### DATASET RECORDS
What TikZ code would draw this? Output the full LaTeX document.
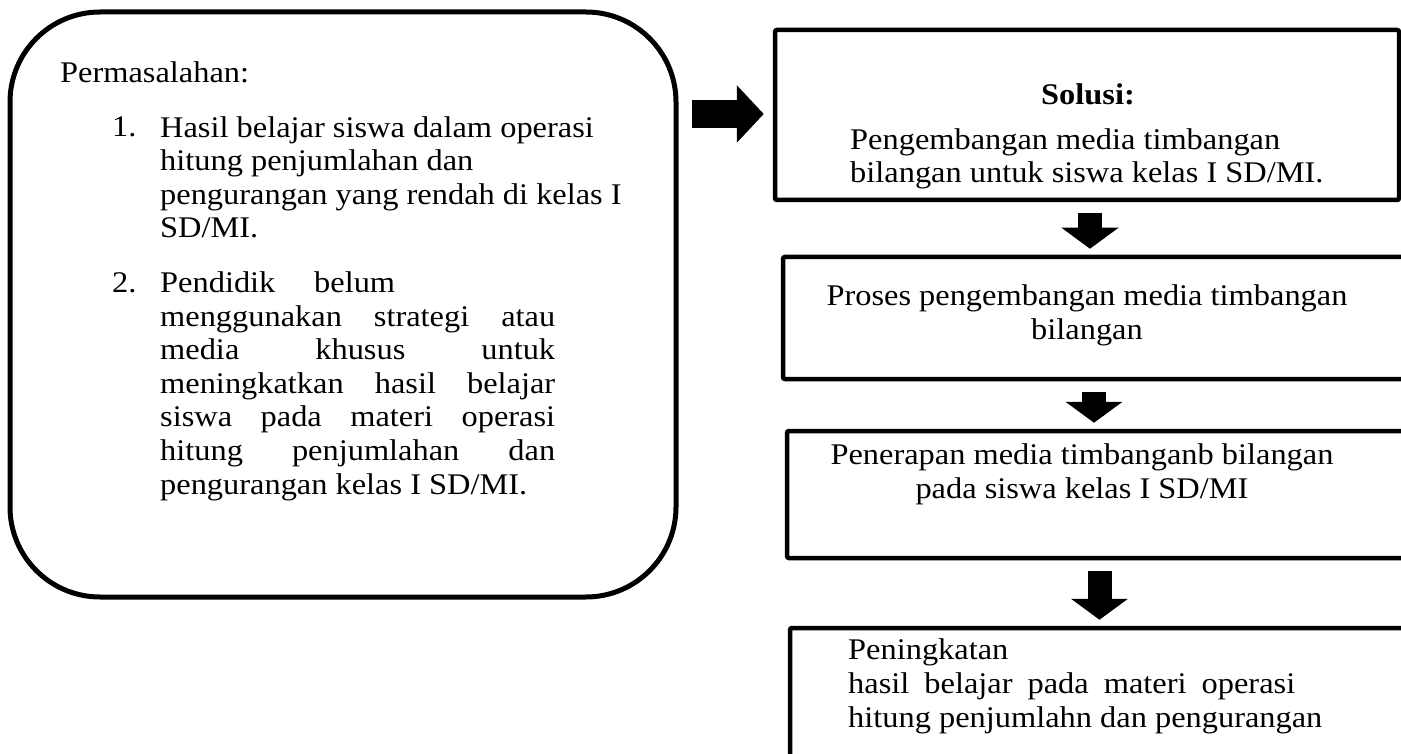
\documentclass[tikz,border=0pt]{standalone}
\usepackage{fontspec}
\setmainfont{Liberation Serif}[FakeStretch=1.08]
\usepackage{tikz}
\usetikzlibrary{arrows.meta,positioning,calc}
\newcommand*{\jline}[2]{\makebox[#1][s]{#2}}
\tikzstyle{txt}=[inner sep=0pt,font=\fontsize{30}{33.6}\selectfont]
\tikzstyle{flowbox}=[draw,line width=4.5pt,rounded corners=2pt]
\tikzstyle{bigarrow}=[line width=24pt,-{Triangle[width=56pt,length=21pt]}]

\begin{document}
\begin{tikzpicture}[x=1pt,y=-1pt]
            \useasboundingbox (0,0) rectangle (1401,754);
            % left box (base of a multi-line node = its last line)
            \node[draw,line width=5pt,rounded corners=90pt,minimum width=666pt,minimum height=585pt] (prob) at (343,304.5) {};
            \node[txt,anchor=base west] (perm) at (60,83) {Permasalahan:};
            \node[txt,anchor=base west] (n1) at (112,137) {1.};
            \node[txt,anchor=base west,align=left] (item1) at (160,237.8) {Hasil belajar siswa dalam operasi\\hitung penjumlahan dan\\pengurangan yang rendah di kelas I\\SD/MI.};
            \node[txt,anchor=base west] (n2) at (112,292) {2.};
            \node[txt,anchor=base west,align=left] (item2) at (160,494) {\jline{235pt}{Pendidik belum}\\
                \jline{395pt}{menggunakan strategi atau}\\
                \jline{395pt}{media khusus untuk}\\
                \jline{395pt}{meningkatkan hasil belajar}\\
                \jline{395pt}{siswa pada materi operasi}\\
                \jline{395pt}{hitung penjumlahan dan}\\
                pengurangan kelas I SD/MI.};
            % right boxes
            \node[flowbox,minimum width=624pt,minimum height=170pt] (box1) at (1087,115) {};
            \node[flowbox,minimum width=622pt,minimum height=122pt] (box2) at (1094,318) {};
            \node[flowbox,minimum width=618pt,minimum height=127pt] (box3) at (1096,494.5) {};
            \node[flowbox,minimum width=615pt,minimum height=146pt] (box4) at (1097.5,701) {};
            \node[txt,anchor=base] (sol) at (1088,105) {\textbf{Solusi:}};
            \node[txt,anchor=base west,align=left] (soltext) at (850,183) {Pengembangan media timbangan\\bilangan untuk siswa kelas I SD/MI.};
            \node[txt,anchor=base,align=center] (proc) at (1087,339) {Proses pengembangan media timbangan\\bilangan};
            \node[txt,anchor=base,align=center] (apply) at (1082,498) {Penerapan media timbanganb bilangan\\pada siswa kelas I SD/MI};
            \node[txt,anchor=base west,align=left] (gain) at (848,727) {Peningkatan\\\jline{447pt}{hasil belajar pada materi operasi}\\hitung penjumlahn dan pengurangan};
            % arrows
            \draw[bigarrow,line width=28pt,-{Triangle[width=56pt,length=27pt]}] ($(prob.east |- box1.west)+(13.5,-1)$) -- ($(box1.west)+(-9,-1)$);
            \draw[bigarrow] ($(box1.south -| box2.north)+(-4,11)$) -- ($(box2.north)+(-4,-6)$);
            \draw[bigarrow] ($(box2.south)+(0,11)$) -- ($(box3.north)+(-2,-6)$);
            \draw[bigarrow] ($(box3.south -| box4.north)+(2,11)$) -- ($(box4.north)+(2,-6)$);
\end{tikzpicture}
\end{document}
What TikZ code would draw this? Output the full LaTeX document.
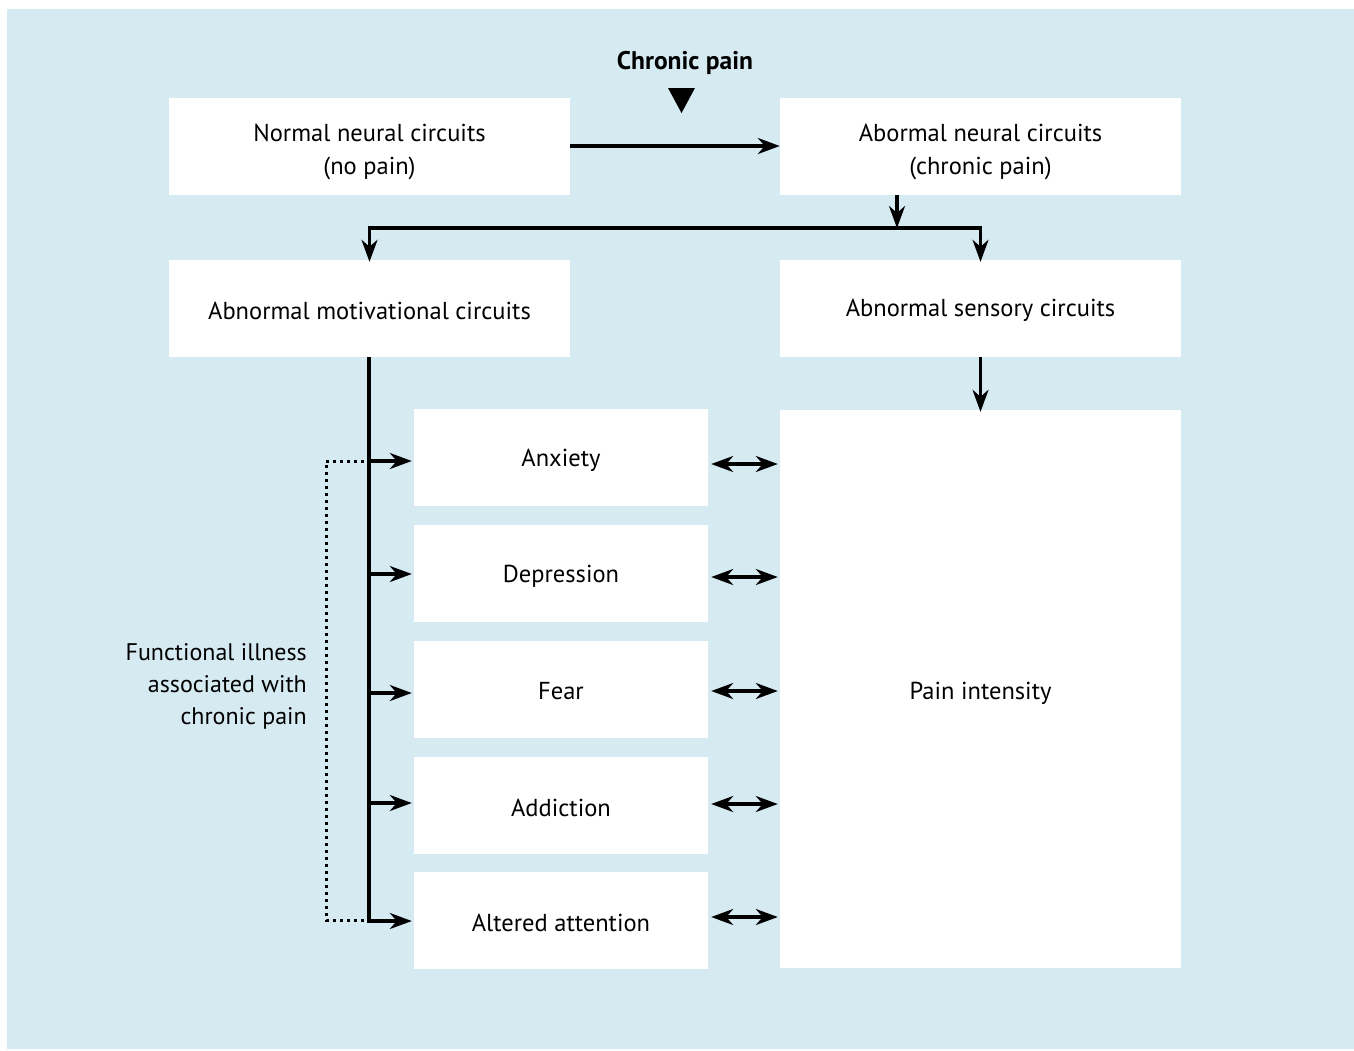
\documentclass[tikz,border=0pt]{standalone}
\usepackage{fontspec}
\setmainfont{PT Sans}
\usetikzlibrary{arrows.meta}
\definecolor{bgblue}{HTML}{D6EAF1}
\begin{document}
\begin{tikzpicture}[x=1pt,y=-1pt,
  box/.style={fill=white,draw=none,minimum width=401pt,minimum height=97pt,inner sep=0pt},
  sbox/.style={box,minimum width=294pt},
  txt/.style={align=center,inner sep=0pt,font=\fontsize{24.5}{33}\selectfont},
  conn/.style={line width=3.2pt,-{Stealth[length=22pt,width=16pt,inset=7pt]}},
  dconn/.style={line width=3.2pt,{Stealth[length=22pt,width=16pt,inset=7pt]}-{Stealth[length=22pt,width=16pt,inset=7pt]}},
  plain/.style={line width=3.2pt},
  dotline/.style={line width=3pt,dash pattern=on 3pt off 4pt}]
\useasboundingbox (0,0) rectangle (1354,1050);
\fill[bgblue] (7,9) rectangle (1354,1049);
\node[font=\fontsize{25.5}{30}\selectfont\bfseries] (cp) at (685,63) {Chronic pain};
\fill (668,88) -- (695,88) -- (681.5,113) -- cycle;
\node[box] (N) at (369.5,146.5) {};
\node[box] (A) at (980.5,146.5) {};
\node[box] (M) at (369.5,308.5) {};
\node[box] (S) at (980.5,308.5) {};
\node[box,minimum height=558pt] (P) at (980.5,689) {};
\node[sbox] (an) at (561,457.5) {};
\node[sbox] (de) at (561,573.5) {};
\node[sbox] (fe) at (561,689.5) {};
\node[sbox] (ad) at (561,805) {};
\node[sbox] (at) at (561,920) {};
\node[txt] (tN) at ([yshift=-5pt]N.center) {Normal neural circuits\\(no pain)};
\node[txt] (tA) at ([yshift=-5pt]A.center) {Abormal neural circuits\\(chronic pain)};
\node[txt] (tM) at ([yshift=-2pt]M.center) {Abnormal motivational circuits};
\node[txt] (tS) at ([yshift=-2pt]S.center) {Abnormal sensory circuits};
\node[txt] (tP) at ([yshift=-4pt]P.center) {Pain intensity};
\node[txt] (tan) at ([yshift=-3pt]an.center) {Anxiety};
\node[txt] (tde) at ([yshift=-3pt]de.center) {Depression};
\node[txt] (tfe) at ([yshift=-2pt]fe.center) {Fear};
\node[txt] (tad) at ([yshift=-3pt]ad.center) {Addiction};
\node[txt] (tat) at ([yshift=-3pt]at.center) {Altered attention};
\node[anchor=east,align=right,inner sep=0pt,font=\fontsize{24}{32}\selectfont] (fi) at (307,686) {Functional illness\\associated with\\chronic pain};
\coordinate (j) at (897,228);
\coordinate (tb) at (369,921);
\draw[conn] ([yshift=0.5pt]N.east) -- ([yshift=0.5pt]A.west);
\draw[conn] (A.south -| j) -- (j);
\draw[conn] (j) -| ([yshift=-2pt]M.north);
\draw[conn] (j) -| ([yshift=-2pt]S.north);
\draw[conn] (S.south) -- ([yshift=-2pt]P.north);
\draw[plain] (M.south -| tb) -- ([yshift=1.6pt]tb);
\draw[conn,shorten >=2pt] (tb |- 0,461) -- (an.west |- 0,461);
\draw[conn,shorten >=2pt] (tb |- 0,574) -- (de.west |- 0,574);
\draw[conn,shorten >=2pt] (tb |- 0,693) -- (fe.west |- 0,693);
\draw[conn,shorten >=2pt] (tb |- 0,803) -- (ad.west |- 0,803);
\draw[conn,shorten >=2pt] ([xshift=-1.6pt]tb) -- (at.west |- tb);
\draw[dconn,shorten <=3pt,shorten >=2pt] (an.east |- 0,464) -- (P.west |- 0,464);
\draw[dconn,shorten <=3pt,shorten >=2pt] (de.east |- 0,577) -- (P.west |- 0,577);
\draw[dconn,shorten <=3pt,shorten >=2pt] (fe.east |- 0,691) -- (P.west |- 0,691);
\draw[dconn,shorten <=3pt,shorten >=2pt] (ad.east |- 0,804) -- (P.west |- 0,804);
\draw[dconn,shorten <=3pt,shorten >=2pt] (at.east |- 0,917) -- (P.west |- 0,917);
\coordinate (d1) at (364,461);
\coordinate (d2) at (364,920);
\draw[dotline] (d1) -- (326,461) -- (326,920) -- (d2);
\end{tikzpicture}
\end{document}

### STATED PROBLEM
Make a verbatim copy of all the entries and strip out the pictures.

### TASK SOLUTION
What TikZ code would draw this? Output the full LaTeX document.
\documentclass[tikz,border=0pt]{standalone}
\usepackage{fontspec}
\setmainfont{Liberation Serif}[FakeStretch=1.08]
\usepackage{tikz}
\usetikzlibrary{arrows.meta,positioning,calc}
\newcommand*{\jline}[2]{\makebox[#1][s]{#2}}
\tikzstyle{txt}=[inner sep=0pt,font=\fontsize{30}{33.6}\selectfont]
\tikzstyle{flowbox}=[draw,line width=4.5pt,rounded corners=2pt]
\tikzstyle{bigarrow}=[line width=24pt,-{Triangle[width=56pt,length=21pt]}]

\begin{document}
\begin{tikzpicture}[x=1pt,y=-1pt]
            \useasboundingbox (0,0) rectangle (1401,754);
            % left box (base of a multi-line node = its last line)
            \node[draw,line width=5pt,rounded corners=90pt,minimum width=666pt,minimum height=585pt] (prob) at (343,304.5) {};
            \node[txt,anchor=base west] (perm) at (60,83) {Permasalahan:};
            \node[txt,anchor=base west] (n1) at (112,137) {1.};
            \node[txt,anchor=base west,align=left] (item1) at (160,237.8) {Hasil belajar siswa dalam operasi\\hitung penjumlahan dan\\pengurangan yang rendah di kelas I\\SD/MI.};
            \node[txt,anchor=base west] (n2) at (112,292) {2.};
            \node[txt,anchor=base west,align=left] (item2) at (160,494) {\jline{235pt}{Pendidik belum}\\
                \jline{395pt}{menggunakan strategi atau}\\
                \jline{395pt}{media khusus untuk}\\
                \jline{395pt}{meningkatkan hasil belajar}\\
                \jline{395pt}{siswa pada materi operasi}\\
                \jline{395pt}{hitung penjumlahan dan}\\
                pengurangan kelas I SD/MI.};
            % right boxes
            \node[flowbox,minimum width=624pt,minimum height=170pt] (box1) at (1087,115) {};
            \node[flowbox,minimum width=622pt,minimum height=122pt] (box2) at (1094,318) {};
            \node[flowbox,minimum width=618pt,minimum height=127pt] (box3) at (1096,494.5) {};
            \node[flowbox,minimum width=615pt,minimum height=146pt] (box4) at (1097.5,701) {};
            \node[txt,anchor=base] (sol) at (1088,105) {\textbf{Solusi:}};
            \node[txt,anchor=base west,align=left] (soltext) at (850,183) {Pengembangan media timbangan\\bilangan untuk siswa kelas I SD/MI.};
            \node[txt,anchor=base,align=center] (proc) at (1087,339) {Proses pengembangan media timbangan\\bilangan};
            \node[txt,anchor=base,align=center] (apply) at (1082,498) {Penerapan media timbanganb bilangan\\pada siswa kelas I SD/MI};
            \node[txt,anchor=base west,align=left] (gain) at (848,727) {Peningkatan\\\jline{447pt}{hasil belajar pada materi operasi}\\hitung penjumlahn dan pengurangan};
            % arrows
            \draw[bigarrow,line width=28pt,-{Triangle[width=56pt,length=27pt]}] ($(prob.east |- box1.west)+(13.5,-1)$) -- ($(box1.west)+(-9,-1)$);
            \draw[bigarrow] ($(box1.south -| box2.north)+(-4,11)$) -- ($(box2.north)+(-4,-6)$);
            \draw[bigarrow] ($(box2.south)+(0,11)$) -- ($(box3.north)+(-2,-6)$);
            \draw[bigarrow] ($(box3.south -| box4.north)+(2,11)$) -- ($(box4.north)+(2,-6)$);
\end{tikzpicture}
\end{document}
What TikZ code would draw this? Output the full LaTeX document.
\documentclass[tikz,border=0pt]{standalone}
\usepackage{fontspec}
\setmainfont{PT Sans}
\usetikzlibrary{arrows.meta}
\definecolor{bgblue}{HTML}{D6EAF1}
\begin{document}
\begin{tikzpicture}[x=1pt,y=-1pt,
  box/.style={fill=white,draw=none,minimum width=401pt,minimum height=97pt,inner sep=0pt},
  sbox/.style={box,minimum width=294pt},
  txt/.style={align=center,inner sep=0pt,font=\fontsize{24.5}{33}\selectfont},
  conn/.style={line width=3.2pt,-{Stealth[length=22pt,width=16pt,inset=7pt]}},
  dconn/.style={line width=3.2pt,{Stealth[length=22pt,width=16pt,inset=7pt]}-{Stealth[length=22pt,width=16pt,inset=7pt]}},
  plain/.style={line width=3.2pt},
  dotline/.style={line width=3pt,dash pattern=on 3pt off 4pt}]
\useasboundingbox (0,0) rectangle (1354,1050);
\fill[bgblue] (7,9) rectangle (1354,1049);
\node[font=\fontsize{25.5}{30}\selectfont\bfseries] (cp) at (685,63) {Chronic pain};
\fill (668,88) -- (695,88) -- (681.5,113) -- cycle;
\node[box] (N) at (369.5,146.5) {};
\node[box] (A) at (980.5,146.5) {};
\node[box] (M) at (369.5,308.5) {};
\node[box] (S) at (980.5,308.5) {};
\node[box,minimum height=558pt] (P) at (980.5,689) {};
\node[sbox] (an) at (561,457.5) {};
\node[sbox] (de) at (561,573.5) {};
\node[sbox] (fe) at (561,689.5) {};
\node[sbox] (ad) at (561,805) {};
\node[sbox] (at) at (561,920) {};
\node[txt] (tN) at ([yshift=-5pt]N.center) {Normal neural circuits\\(no pain)};
\node[txt] (tA) at ([yshift=-5pt]A.center) {Abormal neural circuits\\(chronic pain)};
\node[txt] (tM) at ([yshift=-2pt]M.center) {Abnormal motivational circuits};
\node[txt] (tS) at ([yshift=-2pt]S.center) {Abnormal sensory circuits};
\node[txt] (tP) at ([yshift=-4pt]P.center) {Pain intensity};
\node[txt] (tan) at ([yshift=-3pt]an.center) {Anxiety};
\node[txt] (tde) at ([yshift=-3pt]de.center) {Depression};
\node[txt] (tfe) at ([yshift=-2pt]fe.center) {Fear};
\node[txt] (tad) at ([yshift=-3pt]ad.center) {Addiction};
\node[txt] (tat) at ([yshift=-3pt]at.center) {Altered attention};
\node[anchor=east,align=right,inner sep=0pt,font=\fontsize{24}{32}\selectfont] (fi) at (307,686) {Functional illness\\associated with\\chronic pain};
\coordinate (j) at (897,228);
\coordinate (tb) at (369,921);
\draw[conn] ([yshift=0.5pt]N.east) -- ([yshift=0.5pt]A.west);
\draw[conn] (A.south -| j) -- (j);
\draw[conn] (j) -| ([yshift=-2pt]M.north);
\draw[conn] (j) -| ([yshift=-2pt]S.north);
\draw[conn] (S.south) -- ([yshift=-2pt]P.north);
\draw[plain] (M.south -| tb) -- ([yshift=1.6pt]tb);
\draw[conn,shorten >=2pt] (tb |- 0,461) -- (an.west |- 0,461);
\draw[conn,shorten >=2pt] (tb |- 0,574) -- (de.west |- 0,574);
\draw[conn,shorten >=2pt] (tb |- 0,693) -- (fe.west |- 0,693);
\draw[conn,shorten >=2pt] (tb |- 0,803) -- (ad.west |- 0,803);
\draw[conn,shorten >=2pt] ([xshift=-1.6pt]tb) -- (at.west |- tb);
\draw[dconn,shorten <=3pt,shorten >=2pt] (an.east |- 0,464) -- (P.west |- 0,464);
\draw[dconn,shorten <=3pt,shorten >=2pt] (de.east |- 0,577) -- (P.west |- 0,577);
\draw[dconn,shorten <=3pt,shorten >=2pt] (fe.east |- 0,691) -- (P.west |- 0,691);
\draw[dconn,shorten <=3pt,shorten >=2pt] (ad.east |- 0,804) -- (P.west |- 0,804);
\draw[dconn,shorten <=3pt,shorten >=2pt] (at.east |- 0,917) -- (P.west |- 0,917);
\coordinate (d1) at (364,461);
\coordinate (d2) at (364,920);
\draw[dotline] (d1) -- (326,461) -- (326,920) -- (d2);
\end{tikzpicture}
\end{document}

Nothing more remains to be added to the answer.